The above detailed description includes references to the accompanying drawings, which form a part of the detailed description. The drawings show, by way of illustration, specific aspects of the present disclosure that may be practiced. These aspects of the present disclosure are also referred to herein as “examples.” Such examples may include elements in addition to those shown or described. However, also contemplated are examples that include the elements shown or described. Moreover, also contemplated are examples using any combination or permutation of those elements shown or described (or one or more aspects thereof), either with respect to a particular example (or one or more aspects thereof), or with respect to other examples (or one or more aspects thereof) shown or described herein.
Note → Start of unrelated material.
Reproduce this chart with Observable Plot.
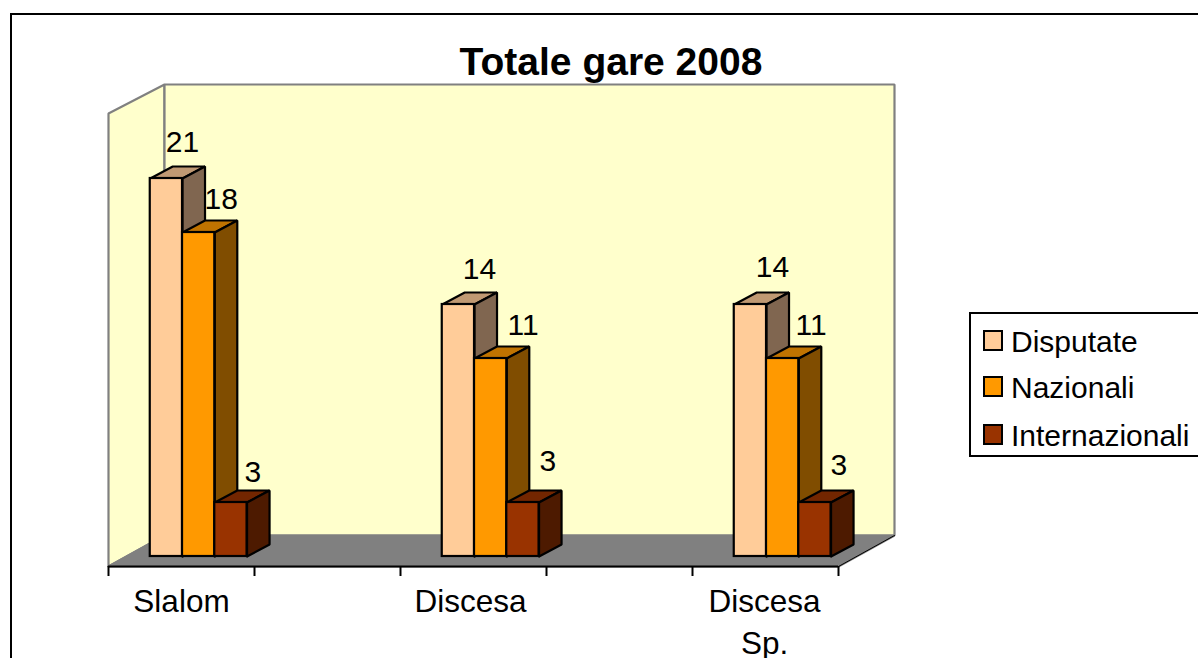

The above description is intended to be illustrative, and not restrictive. For example, the above-described examples (or one or more aspects thereof) may be used in combination with others. Other aspects of the present disclosure may be used, such as by one of ordinary skill in the art upon reviewing the above description. The Abstract is to allow the reader to quickly ascertain the nature of the technical disclosure. It is submitted with the understanding that it will not be used to interpret or limit the scope or meaning of the claims. Also, in the above Detailed Description, various features may be grouped together to streamline the disclosure. However, the claims may not set forth every feature disclosed herein as aspects of the present disclosure may feature a subset of said features. Further, aspects of the present disclosure may include fewer features than those disclosed in a particular example. Thus, the following claims are hereby incorporated into the Detailed Description, with a claim standing on its own as a separate embodiment. The scope of the aspects of the present disclosure disclosed herein is to be determined with reference to the appended claims, along with the full scope of equivalents to which such claims are entitled.